Sponsored by Darrell Issa (R-CA)
What it does
This bill would give the USDA and the Department of the Interior permanent authority to hire wildland firefighters and support staff directly, bypassing the standard federal competitive hiring process. It would require both agencies to develop policies to recruit and retain firefighting personnel, including streamlining transfers between agencies. It would also require both agencies to submit annual reports to Congress — and post them publicly — detailing staffing needs, vacancies by state, and barriers to filling those vacancies.
Who benefits
Current and prospective wildland firefighters who would face a faster, less bureaucratic hiring process. Federal agencies (USDA Forest Service and Interior bureaus) that have struggled to fill firefighting vacancies. Communities in fire-prone regions — particularly in the western United States — that would benefit from more fully staffed firefighting forces. Firefighters currently employed by one agency who want to transfer to another without restarting the hiring process.
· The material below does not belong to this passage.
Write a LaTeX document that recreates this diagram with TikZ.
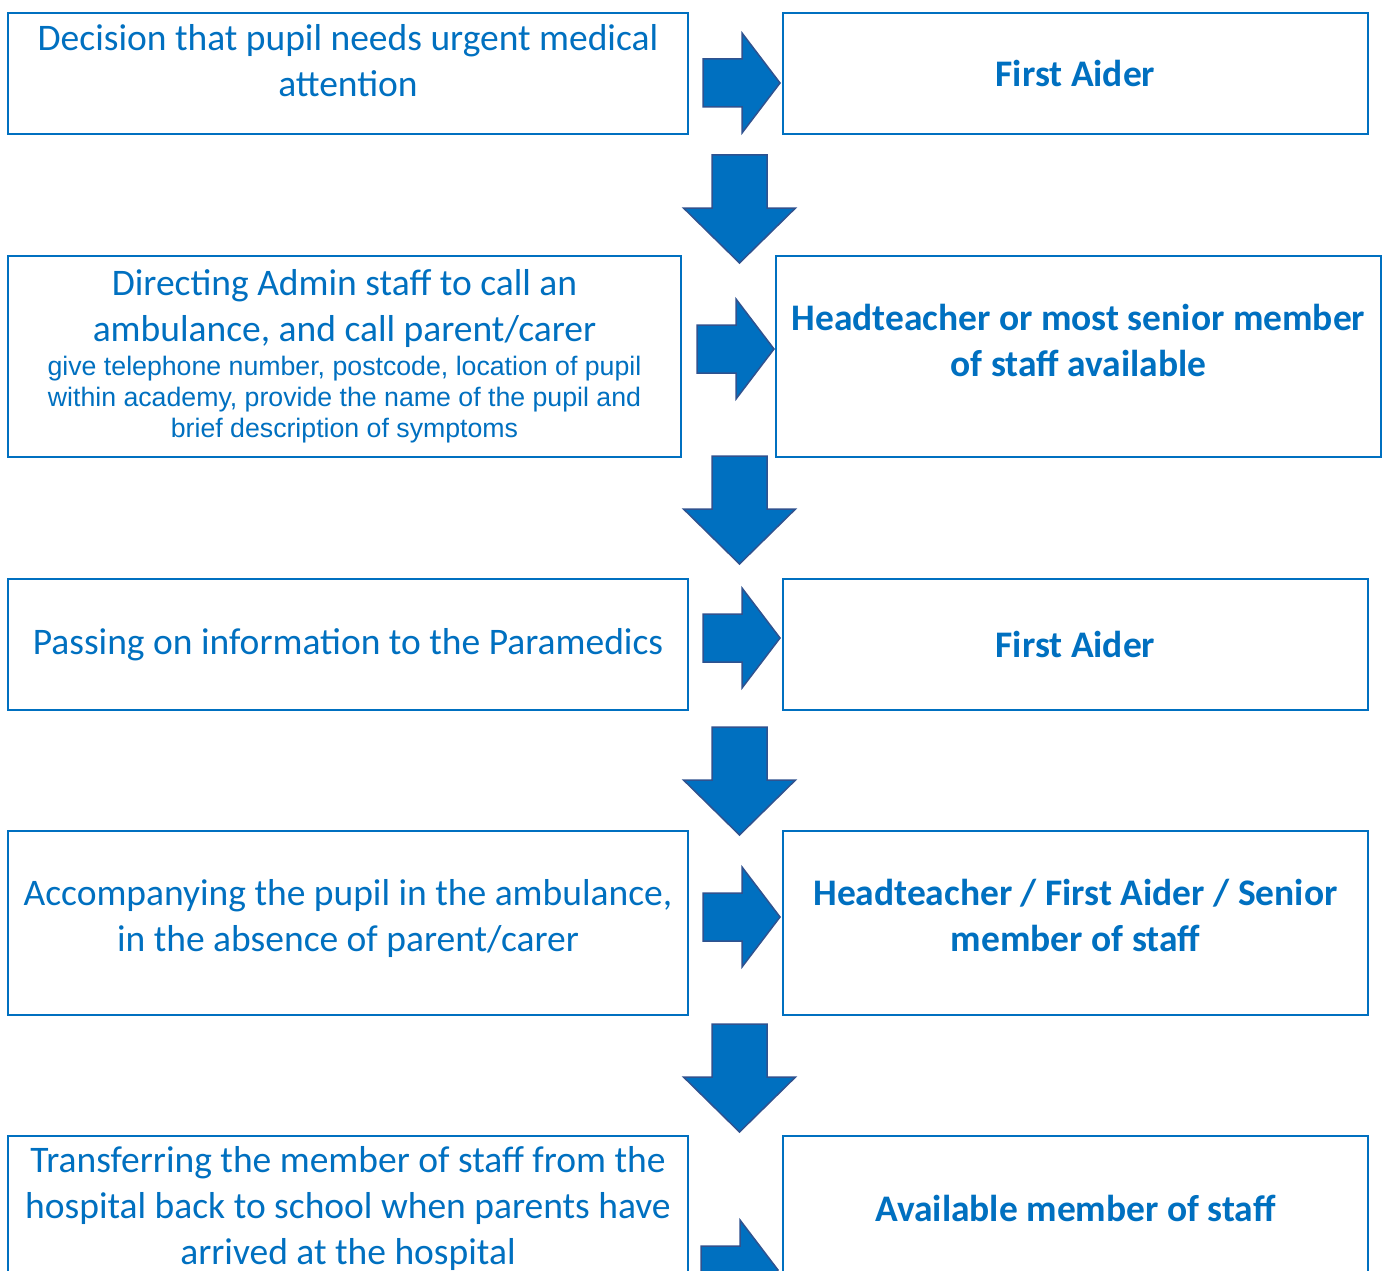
\documentclass[tikz,border=0pt]{standalone}
\usepackage{fontspec}
\setmainfont{Carlito}
\newfontfamily\arialfont{Liberation Sans}
\usetikzlibrary{positioning}
\definecolor{FlowBlue}{RGB}{0,112,192}
\definecolor{ArrowEdge}{RGB}{47,82,143}
\newcommand{\detailfont}{\arialfont\fontsize{26.7}{31}\selectfont}
\tikzset{
  blockfill/.style={fill=FlowBlue,draw=ArrowEdge,line width=1.5pt,line join=miter},
  pics/rarrow/.style={code={
    \path[blockfill] (0,-24) -- (39,-24) -- (39,-50) -- (77,0) -- (39,50) -- (39,24) -- (0,24) -- cycle;}},
  pics/darrow/.style={code={
    \path[blockfill] (-27.5,0) -- (27.5,0) -- (27.5,53) -- (56,53) -- (0,108) -- (-56,53) -- (-27.5,53) -- cycle;}},
}

\begin{document}
\begin{tikzpicture}[x=1pt,y=-1pt,
  stepbox/.style={draw=FlowBlue,line width=2pt,fill=white,inner sep=0pt,text=FlowBlue,
                  align=center,font=\fontsize{37.5}{46}\selectfont},
  who/.style={stepbox,font=\fontsize{37.5}{46}\selectfont\bfseries},
]
\useasboundingbox (0,0) rectangle (1384,1271);
\clip (0,0) rectangle (1384,1271);
% left column: the task
\node[stepbox,minimum width=680pt,minimum height=121pt] (task1) at (348,73.5)
  {Decision that pupil needs urgent medical\\attention\\[-19pt]};
\node[stepbox,minimum width=673pt,minimum height=201pt] (task2) at (344.5,356.5)
  {Directing Admin staff to call an\\ambulance, and call parent/carer\\[-12pt]
   \detailfont give telephone number, postcode, location of pupil\\[-15pt]
   \detailfont within academy, provide the name of the pupil and\\[-15pt]
   \detailfont brief description of symptoms\\[-40pt]};
\node[stepbox,minimum width=680pt,minimum height=131pt] (task3) at (348,644.5)
  {Passing on information to the Paramedics};
\node[stepbox,minimum width=680pt,minimum height=184pt] (task4) at (348,923)
  {Accompanying the pupil in the ambulance,\\in the absence of parent/carer\\[-30pt]};
\node[stepbox,minimum width=680pt,minimum height=144pt] (task5) at (348,1208)
  {Transferring the member of staff from the\\hospital back to school when parents have\\arrived at the hospital};
% right column: who does it
\node[who,minimum width=585pt,minimum height=121pt] (who1) at (1075.5,73.5) {First Aider};
\node[who,minimum width=605pt,minimum height=201pt] (who2) at (1078.5,356.5)
  {Headteacher or most senior member\\of staff available\\[-13pt]};
\node[who,minimum width=585pt,minimum height=131pt] (who3) at (1075.5,644.5) {First Aider};
\node[who,minimum width=585pt,minimum height=184pt] (who4) at (1075.5,923)
  {Headteacher / First Aider / Senior\\member of staff\\[-30pt]};
\node[who,minimum width=585pt,minimum height=144pt] (who5) at (1075.5,1208) {Available member of staff};
% block arrows
\pic at (703,83) {rarrow};
\pic at (697,349) {rarrow};
\pic at (703,638) {rarrow};
\pic at (703,917) {rarrow};
\pic at (701,1270) {rarrow};
\foreach \y in {155,456,727,1024}
  \pic at (739.5,\y) {darrow};
\end{tikzpicture}
\end{document}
Taxpayers and property owners in high-risk fire zones who may see reduced wildfire damage. State and local governments that often rely on federal firefighting resources during large fire events.
Who is hurt
Other federal job applicants who compete through the standard merit-based competitive hiring system and would be bypassed under direct-hire authority. Federal employee unions that may see reduced influence over hiring procedures. Private and contract firefighting firms that could face increased competition for personnel if federal agencies can hire more quickly and at scale. Taxpayers broadly, if expanded federal hiring increases long-term payroll and benefits costs without proportional efficiency gains. Congressional oversight capacity could be diluted if agencies use broad direct-hire authority without adequate accountability mechanisms, though the reporting requirement partially addresses this.
Supporters argue
Supporters argue that the federal government has faced a persistent and well-documented wildland firefighter shortage — the Forest Service alone reported roughly 1,000 firefighter vacancies in recent fire seasons — and that the standard competitive hiring process, which can take months, makes it nearly impossible to staff up before peak fire season. They contend that direct-hire authority is an established, targeted tool already used in other critical federal workforce areas, and that pairing it with mandatory public reporting creates accountability while giving agencies the flexibility needed to respond to a worsening wildfire crisis driven by drought and land management conditions.
Opponents argue
Opponents argue that bypassing competitive hiring undermines the merit-based civil service system that exists to ensure federal jobs are awarded fairly and without favoritism, and that permanent direct-hire authority — with no sunset provision — removes a key check on agency discretion. They contend that the firefighter shortage may stem more from uncompetitive pay and poor working conditions than from hiring process delays, and that without addressing those root causes, streamlined hiring alone may not meaningfully reduce vacancies — a concern supported by prior temporary direct-hire expansions that did not fully close staffing gaps.